If I hate the NRA so much, why did I buy a gun at 37? As a meat eater with no particular desire to become a vegetarian, I wanted to confront the fact of killing animals for food. Once I took up hunting, I discovered that I relished the time I spent off the grid. Some might scratch this itch with a weekend camping trip. I chose to trudge into the woods before dawn, often in freezing temperatures, to keep a silent vigil in the trees as the morning light begins to filter through the branches. I rarely see a deer. Such a contemplative, frequently fruitless endeavor isn’t for everyone, but it suits me.
My guns are long guns, intended for hunting and skeet shooting. Relatively few crimes are committed with hunting weapons, which are designed to shoot animals, not humans. (In fact, knives are more commonly used to commit murder than long guns.) Meanwhile, the death toll from handguns is staggering, especially when we remember that the majority of gun deaths are suicides.
But as crucial as this distinction between hunting guns and handguns is, that fact that I am among America’s gun owners puts my conscience to the test, particularly when horrific, random and widely reported violence tears at the fabric of my own community, and my own social network.
Last Feb. 10 in Chapel Hill, N.C., 15 miles from my home in Durham, three young Americans of Middle Eastern descent were murdered by a home invader. The killer was their neighbor, notorious and feared around the apartment complex for flashing his perfectly legal concealed handgun. Without his weapon, he would have been an angry but perhaps harmless, crank. With it, he snuffed out three lives in a matter of seconds. The deaths affected our community profoundly — everyone seemed to know someone who knew the victims.
Handgun apologists see nothing wrong with this killer possessing both a gun and a carry permit, because he had no prior record. In the moral reasoning that NRA has honed to soundbite perfection, it was his choice to commit a crime.

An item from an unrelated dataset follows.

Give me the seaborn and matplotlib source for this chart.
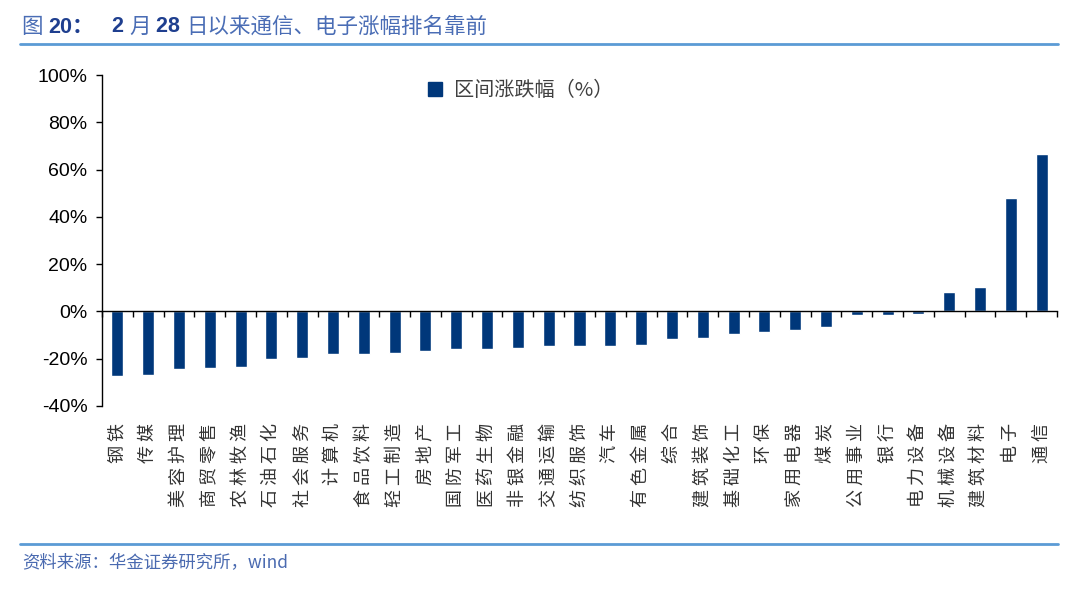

The gun didn’t shoot itself.
While we North Carolinians reel from the killing of Deah Shaddy Barakat, Yusor Mohammad Abu-Salha and Razan Mohammad Abu-Salha, our legislators continue to chip away at gun laws, an anti-business, anti-faith agenda that has forced shopkeepers, restaurateurs, barkeeps, schoolmasters and clergy to post “no-gun” signs on their doors.

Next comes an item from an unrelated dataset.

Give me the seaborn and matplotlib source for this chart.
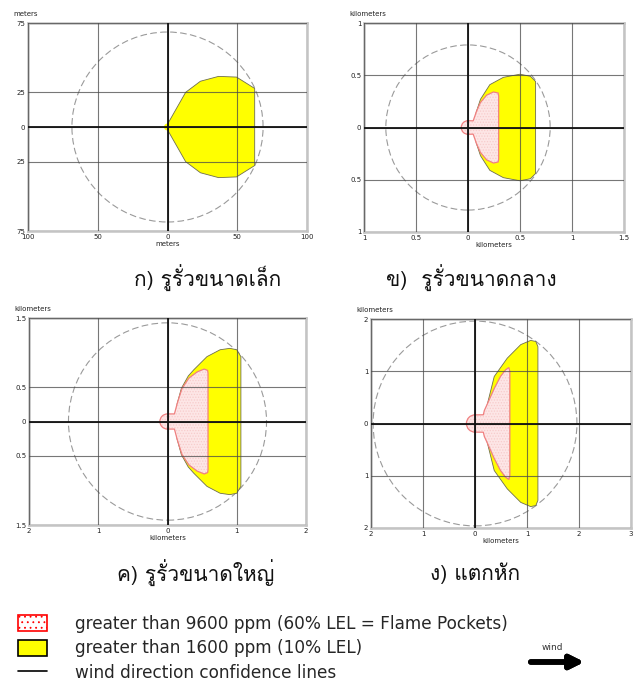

The NRA and its adherents want us to bristle with alertness to danger, keeping a loaded gun within reach at all times. But where is the concern for people who want to live without fear of guns entering their lives? The three students in Chapel Hill could not make this choice. They were in the shelter of their own homes, but random, shocking violence found them anyway.
In the mid-1990s, I went to New Orleans for the wedding celebration of a charismatic young couple committed to filmmaking and music, community health care, veganism and spreading joy everywhere they went. I knew them only slightly, but I was there as a guest of a close mutual friend. It was a joyous, slightly unhinged all-night affair with costumes, music and a parade that ended at the banks of the Mississippi. It was unforgettable for the right reasons, and it’s unforgettable for a horrific reason.

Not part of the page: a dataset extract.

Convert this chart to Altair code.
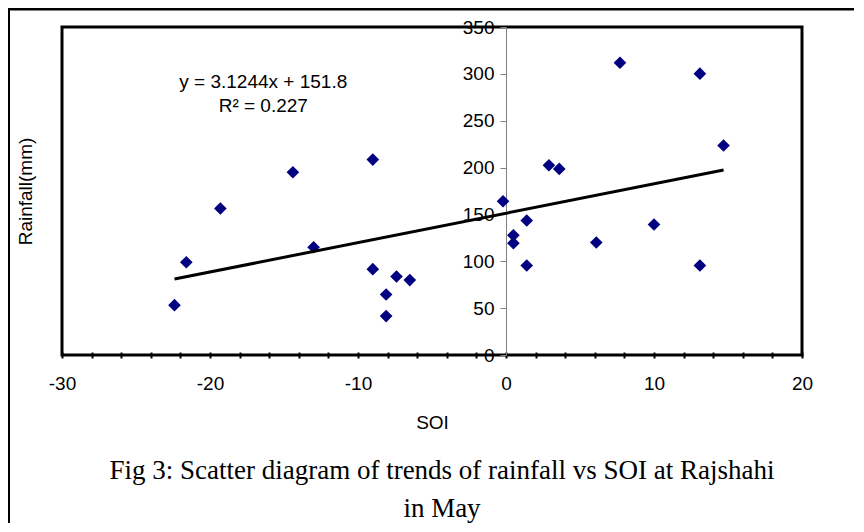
import altair as alt
import pandas as pd

# ---- data ----
soi = [-22.4, -21.6, -19.3, -14.4, -13.0, -9.0, -9.0, -8.1, -8.1, -7.4, -6.5,
       -0.2, 0.5, 0.5, 1.4, 1.4, 2.9, 3.6, 6.1, 7.7, 10.0, 13.1, 13.1, 14.7]
rain = [53.2, 99.0, 156.3, 195.0, 115.0, 208.5, 91.6, 64.6, 41.5, 83.8, 79.9,
        164.1, 127.8, 119.3, 143.5, 95.5, 202.5, 198.6, 120.0, 311.9, 139.2,
        300.2, 95.5, 223.5]
x_ticks = list(range(-30, 21, 2))
y_ticks = list(range(0, 351, 50))
eq_lines = ["y = 3.1244x + 151.8", "R² = 0.227"]
eq_x = [-16.4, -16.4]
eq_y = [291.0, 265.4]
caption = ["Fig 3: Scatter diagram of trends of rainfall vs SOI at Rajshahi", "in May"]

SANS = "Liberation Sans"
SERIF = "Liberation Serif"

df = pd.DataFrame({"SOI": soi, "Rain": rain})
xs = alt.Scale(domain=[-30, 20], nice=False, zero=False)
ys = alt.Scale(domain=[0, 350], nice=False)

x_axis = alt.Axis(
    values=x_ticks,
    labelExpr="datum.value % 10 == 0 ? toString(datum.value) : ''",
    labelOverlap=False, labelFlush=False, labelBound=False,
    domain=False, grid=False, offset=-3,
    tickSize=6, tickWidth=2, tickColor="black",
    labelPadding=16, labelFont=SANS, labelFontSize=19, labelColor="black",
    title="SOI", titleFont=SANS, titleFontSize=19, titleFontWeight="normal",
    titleColor="black", titleY=70, titleBaseline="middle",
)
y_axis = alt.Axis(
    values=y_ticks, offset=-444, grid=False, labelFlush=False, labelOverlap=False,
    domainColor="#808080", domainWidth=1,
    tickColor="#808080", tickSize=6, tickWidth=1,
    labelPadding=6, labelFont=SANS, labelFontSize=19, labelColor="black",
    title="Rainfall(mm)", titleFont=SANS, titleFontSize=19, titleFontWeight="normal",
    titleColor="black", titleX=-481, titleY=164, titleAngle=270,
    titleAlign="center", titleBaseline="middle",
)

points = alt.Chart(df).mark_point(
    shape="diamond", filled=True, color="#000080", size=160, opacity=1
).encode(
    x=alt.X("SOI:Q", scale=xs, axis=x_axis),
    y=alt.Y("Rain:Q", scale=ys, axis=y_axis),
)

trend = alt.Chart(df).transform_regression("SOI", "Rain").mark_line(
    color="black", strokeWidth=3
).encode(
    x=alt.X("SOI:Q", scale=xs, axis=x_axis),
    y=alt.Y("Rain:Q", scale=ys, axis=y_axis),
)

eq_df = pd.DataFrame({"SOI": eq_x, "Rain": eq_y, "t": eq_lines})
eq = alt.Chart(eq_df).mark_text(
    font=SANS, fontSize=19, align="center", baseline="middle", color="black"
).encode(
    x=alt.X("SOI:Q", scale=xs, axis=x_axis),
    y=alt.Y("Rain:Q", scale=ys, axis=y_axis),
    text="t:N",
)

frame_df = pd.DataFrame({"a": [0]})
frame_top = alt.Chart(frame_df).mark_rule(color="black", strokeWidth=3).encode(
    x=alt.value(-60), x2=alt.value(800), y=alt.value(-18)
)
frame_left = alt.Chart(frame_df).mark_rule(color="black", strokeWidth=2).encode(
    x=alt.value(-53), y=alt.value(-25), y2=alt.value(500)
)

chart = alt.layer(frame_top, frame_left, points, trend, eq).properties(
    width=740, height=328,
    autosize=alt.AutoSizeParams(type="none"),
    padding={"left": 54, "top": 19, "right": 52, "bottom": 168},
    title=alt.TitleParams(
        text=caption, orient="bottom", anchor="middle", font=SERIF,
        fontSize=27, fontWeight="normal", lineHeight=38, dx=10, offset=-70,
        color="black",
    ),
    background="white",
).configure_view(stroke="black", strokeWidth=3).configure_axisX(labelOverlap=False)

chart.save("out.html", embed_options={"renderer": "svg", "actions": False})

One morning in 2007, as she let the cat out before daybreak, the bride, Helen Hill, faced the scenario that gun nuts dream about. As she stepped outside early one morning, she came face-to-face with an intruder. She had time only to scream a warning to her husband and child. Then she was dead.
Gun advocates will say that if she’d owned a gun, she would have survived. But in truth, the only way she possibly could have survived was to live in her own home with a gun on her hip, like a character in a Mad Max movie. To conjure such an image of this particular woman is obscene. Only a suspicious and hostile person would choose to live this way.
I agree with the NRA on one point: Tightening controls on gun ownership will not eliminate gun violence. And it may not do much to address the psychopathology of young men who commit mass murder. Timothy McVeigh and the Tsarnaev brothers committed their crimes with bombs, while Adam Lanza, with no criminal record, inexplicably stole his mother’s guns, murdered her, and headed off to Sandy Hook Elementary School.
But by filtering out at least some people who are poor candidates for responsible ownership, gun control will reduce the steady bloodletting of everyday life in our cities, a pervasive environment of danger that police departments around the country have decried, calling for greater handgun controls.
Rather than being our American birthright, gun ownership should be a privilege earned after thorough examination and training, like driving a car. But in 21st-century America, arms-bearing is an inalienable right, thanks to 27 anachronistic words of a constitution ratified in an 18th-century world of slow-loading muskets.
But something interesting has happened in the wake of the racially motivated massacre of nine African Americans in Charleston, S.C: Republican politicians in the South have found that it isn’t so hard to push for removing the Confederate flag from public places, and here in North Carolina, license plates. Like public acceptance of gay marriage, this development was once unthinkable. Could gun policy face the same disruption?
There are some signs that this could occur. Thanks to the decline in hunting and in violent crime, the percentage of homes with guns has been waning steadily since the 1970s. In 2014, the figure was reported to be 31 percent. Although there are believed to be about 300 million guns in the United States, they seem to be concentrated in fewer, undoubtedly more fervent hands: aging hands, perhaps. Millennials and guns? Not so much.
The Charleston massacre probably won’t result in gun reform, but its survivors have challenged the NRA’s bleak, seething worldview by suggesting that kindness can be the dominant mood of our public life. By offering perhaps premature forgiveness to the young man who killed their loved ones with a legally purchased Glock semiautomatic, they have shown us the possibility of living a more open, less timid existence. They imagine a world of joy, community and shelter, not fear, hatred and violence.
David Fellerath is a freelance writer, hunter and community organizer.